PAT甲级 1023. Have Fun with Numbers (20)

题目：

Notice that the number 123456789 is a 9-digit number consisting exactly the numbers from 1 to 9, with no duplication. Double it we will obtain 246913578, which happens to be another 9-digit number consisting exactly the numbers from 1 to 9, only in a different
permutation. Check to see the result if we double it again!

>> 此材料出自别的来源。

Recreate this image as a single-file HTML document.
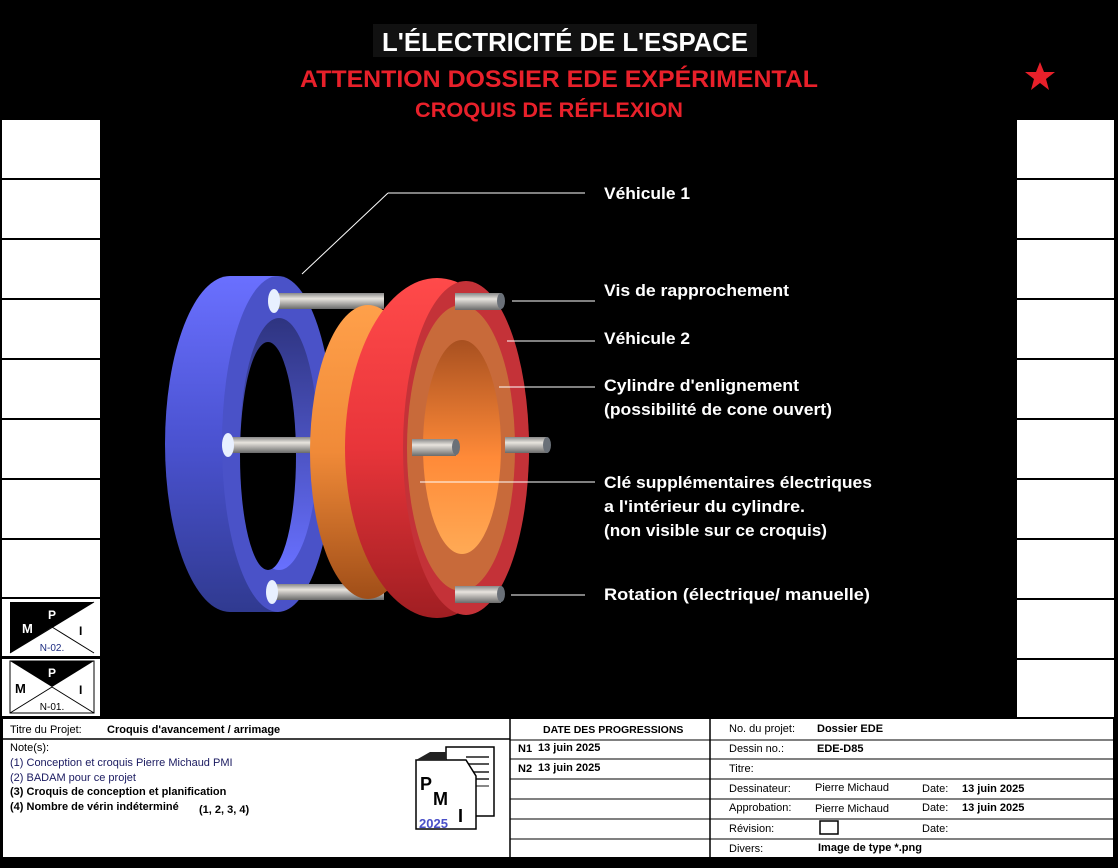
<!DOCTYPE html>
<html><head><meta charset="utf-8"><style>html,body{margin:0;padding:0;background:#000}svg{display:block}text{font-family:"Liberation Sans",sans-serif}</style></head><body>
<svg width="1118" height="868" viewBox="0 0 1118 868" xmlns="http://www.w3.org/2000/svg">
<defs>
<linearGradient id="bl" x1="0" y1="0" x2="0" y2="1"><stop offset="0" stop-color="#6a70ff"/><stop offset="0.5" stop-color="#4a52d0"/><stop offset="1" stop-color="#303a90"/></linearGradient>
<linearGradient id="blin" x1="0" y1="0" x2="0" y2="1"><stop offset="0" stop-color="#2e3480"/><stop offset="1" stop-color="#6870ff"/></linearGradient>
<linearGradient id="rd" x1="0" y1="0" x2="0" y2="1"><stop offset="0" stop-color="#ff4a4a"/><stop offset="0.5" stop-color="#e8353a"/><stop offset="1" stop-color="#a01e22"/></linearGradient>
<linearGradient id="or" x1="0" y1="0" x2="0" y2="1"><stop offset="0" stop-color="#ffa04a"/><stop offset="0.5" stop-color="#f08a38"/><stop offset="1" stop-color="#a04e18"/></linearGradient>
<linearGradient id="orin" x1="0" y1="0" x2="0" y2="1"><stop offset="0" stop-color="#a85020"/><stop offset="0.55" stop-color="#ff8a38"/><stop offset="1" stop-color="#ffaa55"/></linearGradient>
<linearGradient id="rod" x1="0" y1="0" x2="0" y2="1"><stop offset="0" stop-color="#888"/><stop offset="0.35" stop-color="#e8e4de"/><stop offset="1" stop-color="#6a6a6a"/></linearGradient>
</defs>
<rect width="1118" height="868" fill="#000"/>
<rect x="373" y="24" width="384" height="33" fill="#111"/>
<text x="565" y="51" fill="#fff" font-size="26" font-weight="bold" text-anchor="middle" textLength="366" lengthAdjust="spacingAndGlyphs">L'ÉLECTRICITÉ DE L'ESPACE</text>
<text x="559" y="87" fill="#e8202a" font-size="24" font-weight="bold" text-anchor="middle" textLength="518" lengthAdjust="spacingAndGlyphs">ATTENTION DOSSIER EDE EXPÉRIMENTAL</text>
<text x="549" y="117" fill="#e8202a" font-size="21" font-weight="bold" text-anchor="middle" textLength="268" lengthAdjust="spacingAndGlyphs">CROQUIS DE RÉFLEXION</text>
<polygon points="1040,62 1044,72 1055,72 1046,79 1049,90 1040,83 1031,90 1034,79 1025,72 1036,72" fill="#e8202a"/>
<g fill="#fff">
<rect x="2" y="120" width="98" height="58"/><rect x="2" y="180" width="98" height="58"/><rect x="2" y="240" width="98" height="58"/><rect x="2" y="300" width="98" height="58"/><rect x="2" y="360" width="98" height="58"/><rect x="2" y="420" width="98" height="58"/><rect x="2" y="480" width="98" height="58"/><rect x="2" y="540" width="98" height="57"/>
<rect x="1017" y="120" width="97" height="58"/><rect x="1017" y="180" width="97" height="58"/><rect x="1017" y="240" width="97" height="58"/><rect x="1017" y="300" width="97" height="58"/><rect x="1017" y="360" width="97" height="58"/><rect x="1017" y="420" width="97" height="58"/><rect x="1017" y="480" width="97" height="58"/><rect x="1017" y="540" width="97" height="58"/><rect x="1017" y="600" width="97" height="58"/><rect x="1017" y="660" width="97" height="57"/>
<rect x="2" y="599" width="98" height="57"/><rect x="2" y="659" width="98" height="57"/>
</g>
<g>
<rect x="10" y="602" width="84" height="51" fill="#000"/>
<polygon points="10,653 94,602 94,653" fill="#fff"/>
<polygon points="52,627 10,653 94,653" fill="#fff"/>
<line x1="52" y1="627" x2="94" y2="653" stroke="#000"/>
<line x1="10" y1="653" x2="94" y2="602" stroke="#000"/>
<text x="22" y="633" fill="#fff" font-size="13" font-weight="bold">M</text>
<text x="48" y="619" fill="#fff" font-size="12" font-weight="bold">P</text>
<text x="79" y="635" fill="#000" font-size="12" font-weight="bold">I</text>
<text x="52" y="651" fill="#1a2a80" font-size="10" text-anchor="middle">N-02.</text>
<rect x="10" y="661" width="84" height="52" fill="#fff" stroke="#000"/>
<polygon points="10,661 94,661 52,687" fill="#000"/>
<line x1="10" y1="713" x2="52" y2="687" stroke="#000"/><line x1="52" y1="687" x2="94" y2="713" stroke="#000"/>
<text x="15" y="693" fill="#000" font-size="13" font-weight="bold">M</text>
<text x="48" y="677" fill="#fff" font-size="12" font-weight="bold">P</text>
<text x="79" y="694" fill="#000" font-size="12" font-weight="bold">I</text>
<text x="52" y="710" fill="#000" font-size="10" text-anchor="middle">N-01.</text>
</g>
<!-- blue ring -->
<ellipse cx="230" cy="444" rx="65" ry="168" fill="url(#bl)"/>
<rect x="230" y="276" width="48" height="336" fill="url(#bl)"/>
<ellipse cx="278" cy="444" rx="56" ry="168" fill="#4a52c8"/>
<ellipse cx="279" cy="444" rx="39" ry="126" fill="url(#blin)"/>
<ellipse cx="268" cy="456" rx="28" ry="114" fill="#000"/>
<rect x="274" y="293" width="110" height="16" fill="url(#rod)"/>
<rect x="274" y="584" width="110" height="16" fill="url(#rod)"/>
<rect x="228" y="437" width="90" height="16" fill="url(#rod)"/>
<ellipse cx="274" cy="301" rx="6" ry="12" fill="#e8f0ff"/>
<ellipse cx="272" cy="592" rx="6" ry="12" fill="#e8f0ff"/>
<ellipse cx="228" cy="445" rx="6" ry="12" fill="#e8f0ff"/>
<ellipse cx="368" cy="452" rx="58" ry="147" fill="url(#or)"/>
<!-- red ring -->
<ellipse cx="437" cy="448" rx="92" ry="170" fill="url(#rd)"/>
<ellipse cx="466" cy="448" rx="63" ry="167" fill="#c43238"/>
<ellipse cx="461" cy="448" rx="54" ry="143" fill="#c86a3a"/>
<ellipse cx="462" cy="447" rx="39" ry="107" fill="url(#orin)"/>
<rect x="455" y="293" width="46" height="17" fill="url(#rod)"/><ellipse cx="501" cy="301" rx="4" ry="8" fill="#6a7078"/>
<rect x="455" y="586" width="46" height="17" fill="url(#rod)"/><ellipse cx="501" cy="594" rx="4" ry="8" fill="#6a7078"/>
<rect x="412" y="439" width="44" height="17" fill="url(#rod)"/><ellipse cx="456" cy="447" rx="4" ry="8" fill="#6a7078"/>
<rect x="505" y="437" width="42" height="16" fill="url(#rod)"/><ellipse cx="547" cy="445" rx="4" ry="8" fill="#6a7078"/>
<g stroke="#fff" stroke-width="1">
<line x1="302" y1="274" x2="388" y2="193"/><line x1="388" y1="193" x2="585" y2="193"/>
<line x1="512" y1="301" x2="595" y2="301"/>
<line x1="507" y1="341" x2="595" y2="341"/>
<line x1="499" y1="387" x2="595" y2="387"/>
<line x1="420" y1="482" x2="595" y2="482"/>
<line x1="511" y1="595" x2="585" y2="595"/>
</g>
<g fill="#fff" font-size="17" font-weight="bold">
<text x="604" y="199" textLength="86" lengthAdjust="spacingAndGlyphs">Véhicule 1</text>
<text x="604" y="296" textLength="185" lengthAdjust="spacingAndGlyphs">Vis de rapprochement</text>
<text x="604" y="344" textLength="86" lengthAdjust="spacingAndGlyphs">Véhicule 2</text>
<text x="604" y="391" textLength="195" lengthAdjust="spacingAndGlyphs">Cylindre d'enlignement</text>
<text x="604" y="415" textLength="228" lengthAdjust="spacingAndGlyphs">(possibilité de cone ouvert)</text>
<text x="604" y="488" textLength="268" lengthAdjust="spacingAndGlyphs">Clé supplémentaires électriques</text>
<text x="604" y="512" textLength="201" lengthAdjust="spacingAndGlyphs">a l'intérieur du cylindre.</text>
<text x="604" y="536" textLength="223" lengthAdjust="spacingAndGlyphs">(non visible sur ce croquis)</text>
<text x="604" y="600" textLength="266" lengthAdjust="spacingAndGlyphs">Rotation (électrique/ manuelle)</text>
</g>
<rect x="2" y="718" width="1112" height="140" fill="#fff" stroke="#000" stroke-width="2"/>
<g stroke="#000" stroke-width="1.5">
<line x1="510" y1="718" x2="510" y2="858"/><line x1="710" y1="718" x2="710" y2="858"/>
<line x1="2" y1="739" x2="510" y2="739"/>
</g>
<g stroke="#000" stroke-width="1">
<line x1="510" y1="740" x2="1114" y2="740"/><line x1="510" y1="759" x2="1114" y2="759"/><line x1="510" y1="779" x2="1114" y2="779"/><line x1="510" y1="799" x2="1114" y2="799"/><line x1="510" y1="819" x2="1114" y2="819"/><line x1="510" y1="839" x2="1114" y2="839"/>
</g>
<g font-size="11" fill="#000">
<text x="10" y="733">Titre du Projet:</text>
<text x="107" y="733" font-weight="bold">Croquis d'avancement / arrimage</text>
<text x="10" y="751">Note(s):</text>
<text x="10" y="766" fill="#1a1a60">(1) Conception et croquis Pierre Michaud PMI</text>
<text x="10" y="781" fill="#1a1a60">(2) BADAM pour ce projet</text>
<text x="10" y="795" font-weight="bold">(3) Croquis de conception et planification</text>
<text x="10" y="810" font-weight="bold">(4) Nombre de vérin indéterminé</text>
<text x="199" y="813" font-weight="bold">(1, 2, 3, 4)</text>
<text x="543" y="733" font-weight="bold" font-size="10.5">DATE DES PROGRESSIONS</text>
<text x="518" y="752" font-weight="bold">N1</text><text x="538" y="751" font-weight="bold">13 juin 2025</text>
<text x="518" y="772" font-weight="bold">N2</text><text x="538" y="771" font-weight="bold">13 juin 2025</text>
<text x="729" y="732">No. du projet:</text><text x="817" y="732" font-weight="bold">Dossier EDE</text>
<text x="729" y="752">Dessin no.:</text><text x="817" y="752" font-weight="bold">EDE-D85</text>
<text x="729" y="772">Titre:</text>
<text x="729" y="792">Dessinateur:</text><text x="815" y="791">Pierre Michaud</text><text x="922" y="792">Date:</text><text x="962" y="792" font-weight="bold">13 juin 2025</text>
<text x="729" y="811">Approbation:</text><text x="815" y="812">Pierre Michaud</text><text x="922" y="811">Date:</text><text x="962" y="811" font-weight="bold">13 juin 2025</text>
<text x="729" y="832">Révision:</text><text x="922" y="832">Date:</text>
<text x="729" y="852">Divers:</text><text x="818" y="851" font-weight="bold">Image de type *.png</text>
</g>
<rect x="820" y="821" width="18" height="13" fill="none" stroke="#000" stroke-width="1.5"/>
<g>
<polygon points="446,747 494,747 494,816 446,816" fill="#fff" stroke="#000" stroke-width="1.5"/>
<line x1="466" y1="757" x2="489" y2="757" stroke="#555" stroke-width="2"/><line x1="466" y1="764" x2="489" y2="764" stroke="#555" stroke-width="2"/><line x1="472" y1="772" x2="489" y2="772" stroke="#555" stroke-width="2"/><line x1="472" y1="779" x2="489" y2="779" stroke="#555" stroke-width="2"/><line x1="472" y1="786" x2="489" y2="786" stroke="#888" stroke-width="2"/>
<polygon points="416,760 466,760 476,776 476,829 416,829" fill="#fff" stroke="#000" stroke-width="1.5"/>
<polygon points="416,760 430,752 446,752 446,760" fill="#222"/>
<text x="420" y="790" font-size="18" font-weight="bold" fill="#000">P</text>
<text x="433" y="805" font-size="18" font-weight="bold" fill="#000">M</text>
<text x="458" y="822" font-size="18" font-weight="bold" fill="#000">I</text>
<text x="419" y="828" font-size="13" font-weight="bold" fill="#4a50c8">2025</text>
</g>
</svg>
</body></html>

Now you are suppose to check if there are more numbers with this property. That is, double a given number with k digits, you are to tell if the resulting number consists of only a permutation of the digits in the original number.

Input Specification:

Each input file contains one test case. Each case contains one positive integer with no more than 20 digits.

Output Specification:

For each test case, first print in a line "Yes" if doubling the input number gives a number that consists of only a permutation of the digits in the original number, or "No" if not. Then in the next line, print the doubled number.
Sample Input:

1234567899

Sample Output:

Yes
2469135798

思路：
这题很简单，读取字符串，做乘法并统计数字个数。注意一下进位就好了。

代码：

这程序写得有些繁琐，但还是通过了。

#include<iostream>
#include<string>
#include<vector>
using namespace std;

int main()
{
int digit[10] = { 0 };
int digit2[10] = { 0 };
//input
string s;
cin >> s;
vector<int> d_s;
int i;
int d1,d2;
int tmp = 0;
for (i = s.size() - 1; i >= 0; --i)
{
d1 = s[i] - '0';
digit[d1]++;
d2 = (d1 * 2+tmp) % 10;
tmp = (d1 * 2 + tmp) / 10;
d_s.push_back(d2);
digit2[d2]++;
}
if (tmp != 0)
{
d_s.push_back(tmp);
digit2[tmp]++;
}
int flag = 0;
for (i = 0; i <= 9; ++i)
{
if (digit[i] != digit2[i])
flag++;
if (flag > 0)
break;
}
if (flag > 0)
cout << "No" << endl;
else
cout << "Yes" << endl;
for (i = d_s.size() - 1; i >= 0; --i)
cout << d_s[i];
cout << endl;
system("pause");
return 0;
}